** Stored dataset items **
════
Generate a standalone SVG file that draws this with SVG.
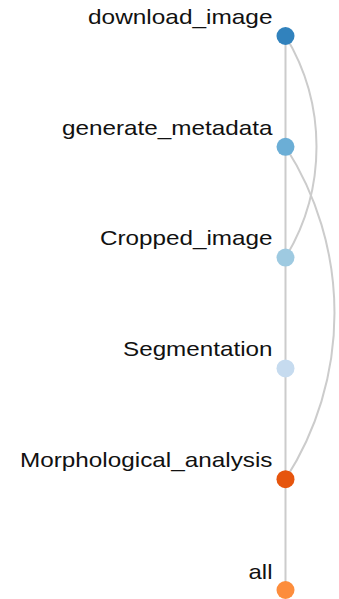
<svg xmlns="http://www.w3.org/2000/svg" width="339" height="599" viewBox="0 0 339 599">
<style>
.link{fill:none;stroke:#cccccc;stroke-width:2}
.label{font-family:"Liberation Sans",Arial,Helvetica,sans-serif;font-size:21px;fill:#111;text-anchor:end}
</style>
<rect width="339" height="599" fill="#ffffff"/>
<g id="connectors">
<path class="link" d="M285.5,36V590"/>
<path class="link" d="M285.5,36A213.5,213.5 0 0 1 285.5,257.6"/>
<path class="link" d="M285.5,146.8A306.4,306.4 0 0 1 285.5,479.2"/>
</g>
<g id="node-download_image">
<circle cx="285.5" cy="36" r="9" fill="#3182bd"/>
<text class="label" x="272.5" y="23.5" textLength="184.5" lengthAdjust="spacingAndGlyphs">download_image</text>
</g>
<g id="node-generate_metadata">
<circle cx="285.5" cy="146.8" r="9" fill="#6baed6"/>
<text class="label" x="272.5" y="134.5" textLength="210.5" lengthAdjust="spacingAndGlyphs">generate_metadata</text>
</g>
<g id="node-Cropped_image">
<circle cx="285.5" cy="257.6" r="9" fill="#9ecae1"/>
<text class="label" x="272.5" y="245.3" textLength="172.5" lengthAdjust="spacingAndGlyphs">Cropped_image</text>
</g>
<g id="node-Segmentation">
<circle cx="285.5" cy="368.4" r="9" fill="#c6dbef"/>
<text class="label" x="272.5" y="356.1" textLength="149.5" lengthAdjust="spacingAndGlyphs">Segmentation</text>
</g>
<g id="node-Morphological_analysis">
<circle cx="285.5" cy="479.2" r="9" fill="#e6550d"/>
<text class="label" x="272.5" y="466.8" textLength="252.5" lengthAdjust="spacingAndGlyphs">Morphological_analysis</text>
</g>
<g id="node-all">
<circle cx="285.5" cy="590" r="9" fill="#fd8d3c"/>
<text class="label" x="272.5" y="578.5" textLength="24" lengthAdjust="spacingAndGlyphs">all</text>
</g>
</svg>
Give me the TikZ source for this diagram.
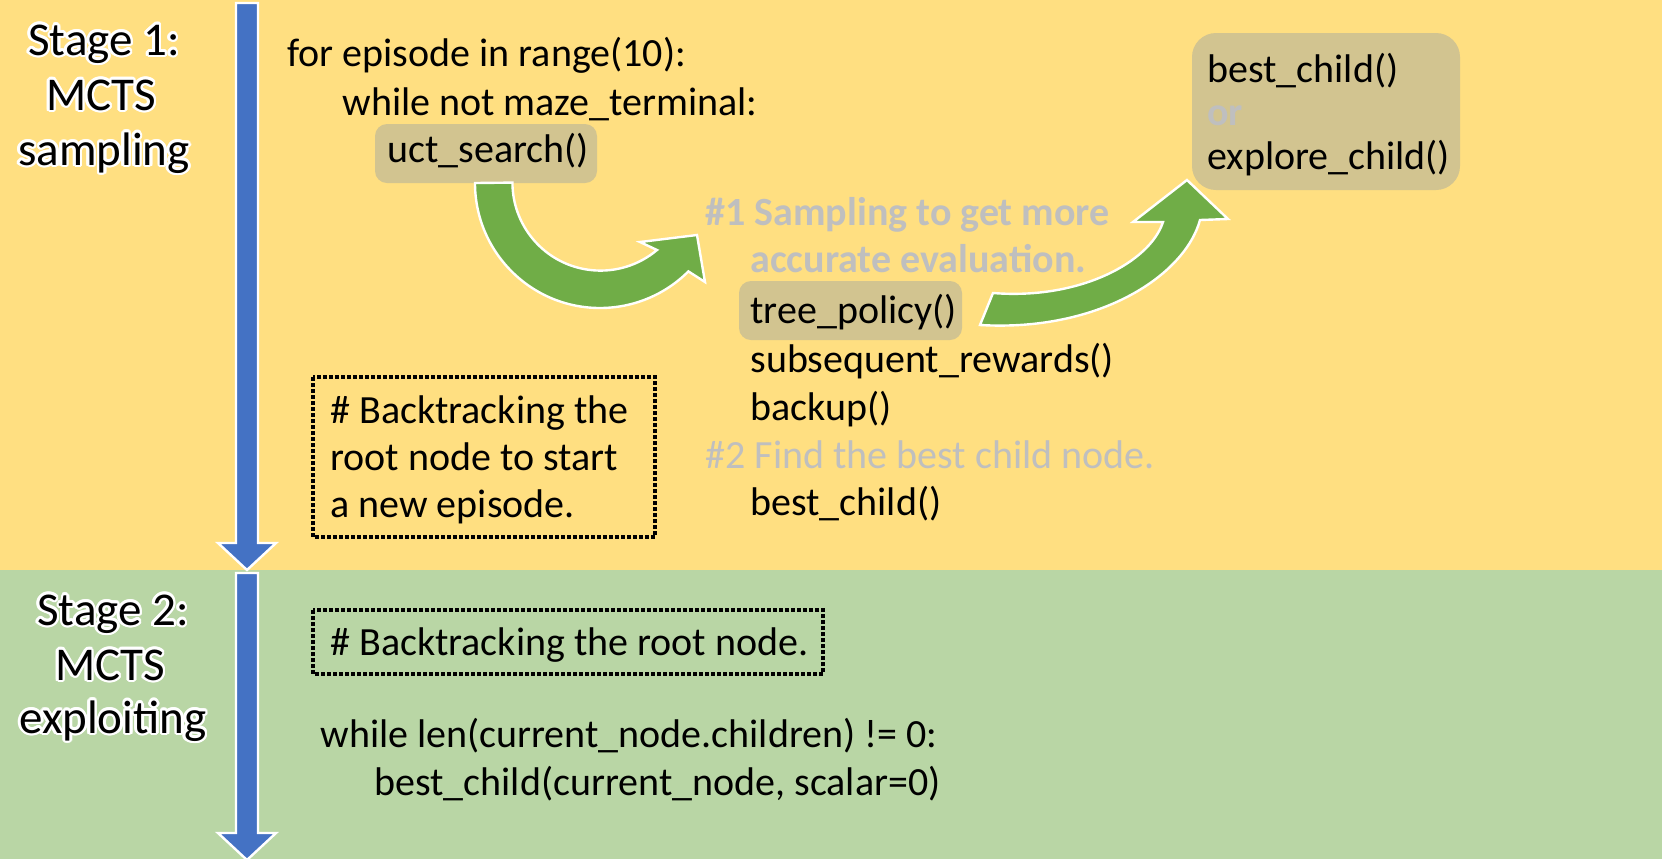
\documentclass[tikz,border=0pt]{standalone}
\usepackage{fontspec}
\setmainfont{Carlito}
\usepackage[copies]{contour}
\contourlength{1.3pt}
\contournumber{16}
\definecolor{bgyellow}{HTML}{FFDF81}
\definecolor{bggreen}{HTML}{B9D6A5}
\definecolor{arrowblue}{HTML}{4472C4}
\definecolor{arrowgreen}{HTML}{70AD47}
\definecolor{hlbox}{HTML}{D2C490}
\definecolor{graytxt}{HTML}{BFBFBF}
\begin{document}
\begin{tikzpicture}[x=0.5pt,y=-0.5pt,
  code/.style={anchor=base west, inner sep=0pt, font=\fontsize{20}{24}\selectfont},
  grayb/.style={code, text=graytxt, font=\fontsize{20}{24}\selectfont\bfseries},
  grayr/.style={code, text=graytxt},
  stagetxt/.style={anchor=base, inner sep=0pt, font=\fontsize{23.5}{28}\selectfont},
  hl/.style={fill=hlbox, rounded corners=6pt},
  dotbox/.style={draw=black, line width=1.9pt, dash pattern=on 1.9pt off 1.1pt},
  bluearrow/.style={fill=arrowblue, draw=white, line width=1.2pt},
  greenarrow/.style={fill=arrowgreen, draw=white, line width=1.2pt, line join=miter}]
\useasboundingbox (0,0) rectangle (1662,859);
% backgrounds
\fill[bgyellow] (0,0) rectangle (1662,570);
\fill[bggreen] (0,570) rectangle (1662,859);
% blue timeline arrows
\draw[bluearrow] (236,3) -- (258,3) -- (258,543) -- (276,543) -- (247,570) -- (218,543) -- (236,543) -- cycle;
\draw[bluearrow] (236,573) -- (258,573) -- (258,833) -- (276,833) -- (247,860) -- (218,833) -- (236,833) -- cycle;
% stage labels
\node[stagetxt] (s1a) at (104,55) {\contour{white}{Stage 1:}};
\node[stagetxt] (s1b) at (101,110) {\contour{white}{MCTS}};
\node[stagetxt] (s1c) at (104,165) {\contour{white}{sampling}};
\node[stagetxt] (s2a) at (113,625) {\contour{white}{Stage 2:}};
\node[stagetxt] (s2b) at (110,680) {\contour{white}{MCTS}};
\node[stagetxt] (s2c) at (113,733) {\contour{white}{exploiting}};
% highlight boxes
\fill[hl] (375,124) rectangle (597,183);
\fill[hl] (739,281) rectangle (962,340);
\fill[hl, rounded corners=12pt] (1192,33) rectangle (1460,190);
% green curved arrows
\draw[greenarrow] (475,183) arc[start angle=180, end angle=45, radius=125]
  -- (705,282) -- (697,235) -- (640,242) -- (657,250)
  arc[start angle=50, end angle=180, radius=88] -- cycle;
\draw[greenarrow] (993,293) .. controls (1080,300) and (1150,262) .. (1163,222)
  -- (1133,222) -- (1187,180) -- (1228,219) -- (1200,220)
  .. controls (1185,275) and (1100,332) .. (980,325) -- cycle;
% stage 1 code
\node[code] (l1) at (287,66) {for episode in range(10):};
\node[code] (l2) at (342,115) {while not maze\_terminal:};
\node[code] (l3) at (387,162) {uct\_search()};
\node[grayb] (c1) at (705,225) {\#1 Sampling to get more};
\node[grayb] (c1b) at (750,272) {accurate evaluation.};
\node[code] (l4) at (750,323) {tree\_policy()};
\node[code] (l5) at (750,372) {subsequent\_rewards()};
\node[code] (l6) at (750,420) {backup()};
\node[grayr] (c2) at (705,468) {\#2 Find the best child node.};
\node[code] (l7) at (750,515) {best\_child()};
% top right box
\node[code] (r1) at (1207,82) {best\_child()};
\node[grayb] (r2) at (1207,125) {or};
\node[code] (r3) at (1207,169) {explore\_child()};
% dotted box 1
\draw[dotbox] (313,377) rectangle (655,537);
\node[code] (b1) at (330,423) {\# Backtracking the};
\node[code] (b2) at (330,470) {root node to start};
\node[code] (b3) at (330,517) {a new episode.};
% stage 2
\draw[dotbox] (313,610) rectangle (823,674);
\node[code] (b4) at (330,655) {\# Backtracking the root node.};
\node[code] (m1) at (320,747) {while len(current\_node.children) != 0:};
\node[code] (m2) at (374,795) {best\_child(current\_node, scalar=0)};
\end{tikzpicture}
\end{document}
════
** STATED TASK **
Report all lines of the material that contain the word "standalone".

** ANSWER TO THIS PROBLEM **
Generate a standalone SVG file that draws this with SVG.
\documentclass[tikz,border=0pt]{standalone}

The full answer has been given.